Il n’en reste pas moins que l’opérateur reste exposé au risque de renversement. « D’où l’idée de piloter à distance, voire de robotiser le tracteur poursuit le dirigeant de Drago France. Nous étudions des solutions de guidage par GPS pour automatiser la conduite. L’opérateur continuerait à surveiller le travail, mais depuis la bordure de vigne, à une distance sécuritaire aussi bien par rapport au risque de retournement que du brouillard phytosanitaire. »

Un prototype baptisé Minitrac avait déjà été présenté par Philippe Gauthier, un technicien marnais, au Viteff 2013. L’appareil sans cabine combine GPS et caméras embarquées, l’opérateur visualisant sur l’écran de la radiocommande le positionnement de son automoteur. « L’idée a été rachetée par Yanmar, explique Philippe Ravillon, qui poursuit son développement et entend industrialiser le produit. » De son côté, le CIVC travaille également sur un chenillard autonome.

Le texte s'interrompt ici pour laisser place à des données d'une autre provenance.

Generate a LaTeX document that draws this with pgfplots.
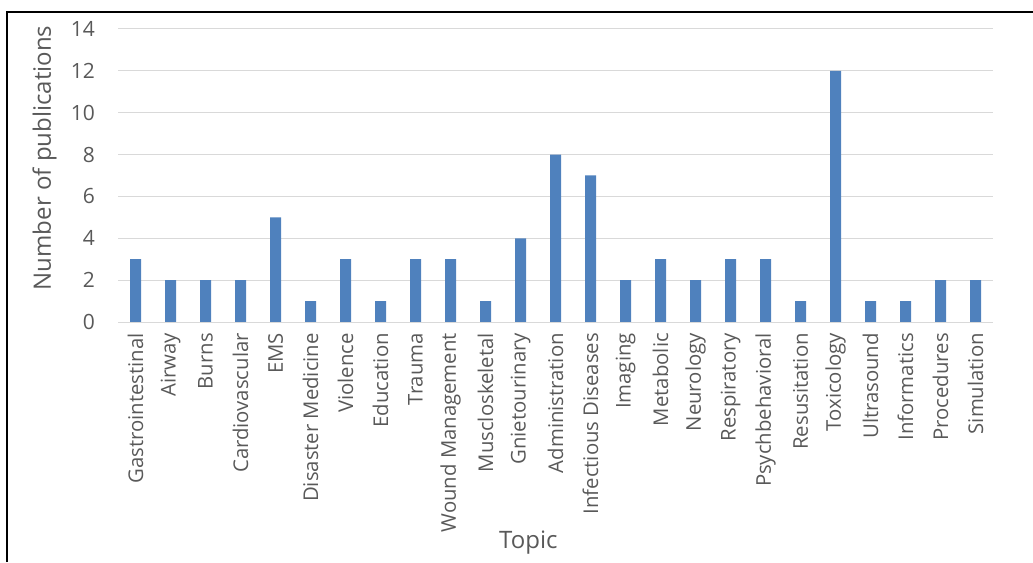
\documentclass[border=0pt]{standalone}
\usepackage{pgfplots}
\pgfplotsset{compat=1.18}
\usepackage{fontspec}
\setmainfont{Open Sans}
\definecolor{barblue}{RGB}{79,129,189}
\definecolor{txtgray}{RGB}{89,89,89}
\definecolor{gridgray}{RGB}{217,217,217}
\begin{document}
\begin{tikzpicture}[x=1pt,y=1pt]
\useasboundingbox (0,0) rectangle (1033,562);
\draw[black, line width=1.2pt] (7,0) -- (7,550) -- (1033,550);
\begin{axis}[
  at={(118pt,240pt)}, anchor=south west,
  scale only axis, width=875pt, height=293pt,
  xmin=-0.5, xmax=24.5, ymin=0, ymax=14,
  ytick={0,2,4,6,8,10,12,14},
  xtick={0,...,24},
  xticklabels={Gastrointestinal,Airway,Burns,Cardiovascular,EMS,Disaster Medicine,Violence,Education,Trauma,Wound Management,Muscloskeletal,Gnietourinary,Administration,Infectious Diseases,Imaging,Metabolic,Neurology,Respiratory,Psychbehavioral,Resusitation,Toxicology,Ultrasound,Informatics,Procedures,Simulation},
  x tick label style={rotate=90, anchor=east, font=\fontsize{20.3}{23}\selectfont, text=txtgray, inner sep=0pt},
  xticklabel shift=11pt,
  y tick label style={font=\fontsize{21}{24}\selectfont, text=txtgray, inner sep=0pt},
  yticklabel shift=23pt,
  /pgf/number format/assume math mode=true,
  major tick length=0pt,
  ymajorgrids, grid style={gridgray, line width=1pt},
  axis line style={draw=none},
  ylabel={Number of publications},
  ylabel style={at={(axis description cs:-0.084,0.56)}, anchor=center, font=\fontsize{24}{28}\selectfont, text=txtgray},
  xlabel={Topic},
  xlabel style={at={(axis description cs:0.469,-0.754)}, anchor=center, font=\fontsize{24}{28}\selectfont, text=txtgray},
  ybar, bar width=11pt,
  clip=false,
]
\addplot[fill=barblue, draw=none] coordinates {
(0,3) (1,2) (2,2) (3,2) (4,5) (5,1) (6,3) (7,1) (8,3) (9,3) (10,1) (11,4) (12,8) (13,7) (14,2) (15,3) (16,2) (17,3) (18,3) (19,1) (20,12) (21,1) (22,1) (23,2) (24,2)};
\draw[gridgray, line width=1pt] (rel axis cs:0,0) -- (rel axis cs:1,0);
\end{axis}
\end{tikzpicture}
\end{document}
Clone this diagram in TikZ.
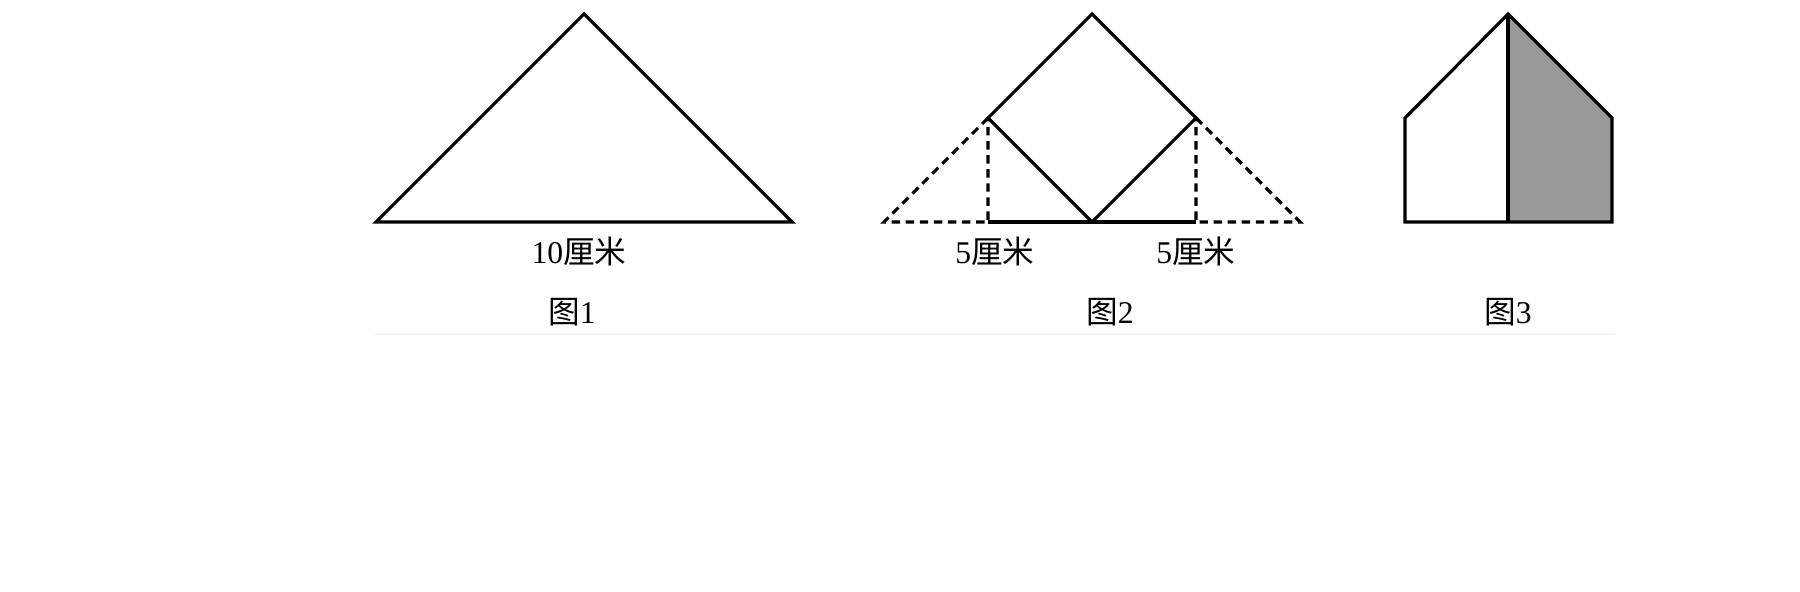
\documentclass[tikz,border=0pt]{standalone}
\usepackage{fontspec}
\setmainfont{Liberation Serif}
\newfontfamily\cjk{Noto Sans CJK SC}
\usepackage{tikz}
\definecolor{halfgray}{RGB}{153,153,153}
\definecolor{edgegray}{RGB}{244,244,244}
\newcommand{\drawthick}{\draw[line width=0.9pt, line join=miter]}
\newcommand{\drawdash}{\draw[line width=0.9pt, dash pattern=on 2.4pt off 1.6pt]}
\newcommand{\figlabel}[4]{\node[inner sep=0pt, font=\fontsize{9}{9}\selectfont] (#1) at (#3,#4) {#2};}

\begin{document}
\begin{tikzpicture}[x=0.01cm, y=-0.01cm]
\useasboundingbox (0,0) rectangle (1800,592);
% figure 1
\coordinate (a1) at (376,222); \coordinate (b1) at (792,222); \coordinate (c1) at (584,14);
\drawthick (a1)--(b1)--(c1)--cycle;
% figure 2
\coordinate (a2) at (884,222); \coordinate (b2) at (1300,222); \coordinate (c2) at (1092,14);
\coordinate (l2) at (988,118); \coordinate (r2) at (1196,118); \coordinate (m2) at (1092,222);
\coordinate (fl2) at (988,222); \coordinate (fr2) at (1196,222);
\drawdash (l2)--(a2)--(fl2)--(l2);
\drawdash (r2)--(b2)--(fr2)--(r2);
\drawthick (fl2)--(fr2);
\drawthick (c2)--(r2)--(m2)--(l2)--cycle;
% figure 3
\coordinate (p1) at (1405,222); \coordinate (p2) at (1405,118); \coordinate (p3) at (1508,14);
\coordinate (p4) at (1612,118); \coordinate (p5) at (1612,222); \coordinate (p6) at (1508,222);
\fill[halfgray] (p3)--(p4)--(p5)--(p6)--cycle;
\drawthick (p1)--(p2)--(p3)--(p4)--(p5)--cycle;
\drawthick (p3)--(p6);
% labels
\figlabel{len1}{10{\cjk 厘米}}{579}{251}
\figlabel{lenl}{5{\cjk 厘米}}{995}{251}
\figlabel{lenr}{5{\cjk 厘米}}{1196}{251}
\figlabel{cap1}{{\cjk 图}1}{572}{312}
\figlabel{cap2}{{\cjk 图}2}{1110}{312}
\figlabel{cap3}{{\cjk 图}3}{1508}{312}
\draw[edgegray, line width=0.5pt] (375,334)--(1615,334);
\end{tikzpicture}
\end{document}
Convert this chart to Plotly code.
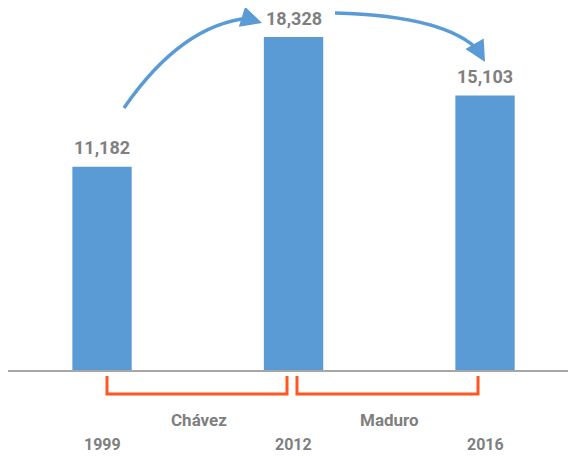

Enfin, des chenillettes radiocommandées existent déjà et peuvent recevoir, outre une tondeuse, toutes sortes d’outils. Offrant un centre de gravité très bas, elles peuvent intervenir dans des pentes dépassant les 110 % : compter 50 000 euros pour un modèle de 1,30 mètre de large et 40 chevaux.

Et la récolte ?

Plusieurs enjambeurs à roues peuvent disposer de têtes de récolte. GRV devrait présenter au prochain Sitevi une tête de récolte adaptable sur le Multitools, mais aussi sur son enjambeur à chenilles 3 X Track. Si ces solutions trouvent leur intérêt dans les vignes orientées dans la pente, elles trouvent leurs limites dans un autre type de vignobles pentus, ceux en terrasses. Il est en effet difficile de mécaniser la récolte des rangs dont le talus vient lécher le pied des vignes. La solution pourrait bien arriver d’Allemagne, à 300 kilomètres de la frontière française. Markus Hoffmann travaille sur la mise au point d’un automoteur de récolte construit sur la base d’une chenillette Andreoli de 100 chevaux. Henri Schoepfer-Muller a eu le privilège de tester ce prototype l’automne dernier sur son exploitation alsacienne. « J’avais déjà réfléchi à un appareil de ce type sans pousser plus loin l’idée, explique le vigneron. Markus Hoffmann l’a fait et nous avons pu l’essayer. La tête de récolte se déplace latéralement ce qui permet de travailler tous les rangs. Elle se compose non pas de secoueurs mais de roues étoilées qui vibrent et font tomber les baies : cela fonctionne mieux que les secoueurs classiques, car cela ne fait pas de bouillie. L’engin est capable d’évoluer dans des pentes à 70 % et tourne sur place en bout de rang. La benne de 500 kg est positionnée au centre, assurant sa stabilité et se vide latéralement. » Hormis quelques bois cassés liés à de réglages à peaufiner, l’engin a donné entière satisfaction. Les 60 ares de la démonstration ont été récoltés en 3 heures, quand il en faut 4 habituellement en vendange manuelle à 18 personnes. Une présérie devrait parcourir les vignes allemandes avant une commercialisation en 2016, à un tarif autour de 160 000 -170 000 euros, un prix qui n’effraie pas Henri Schoepfer-Muller, d’autant plus que la tête de récolte se démonte pour utiliser la chenillette à d’autres usages.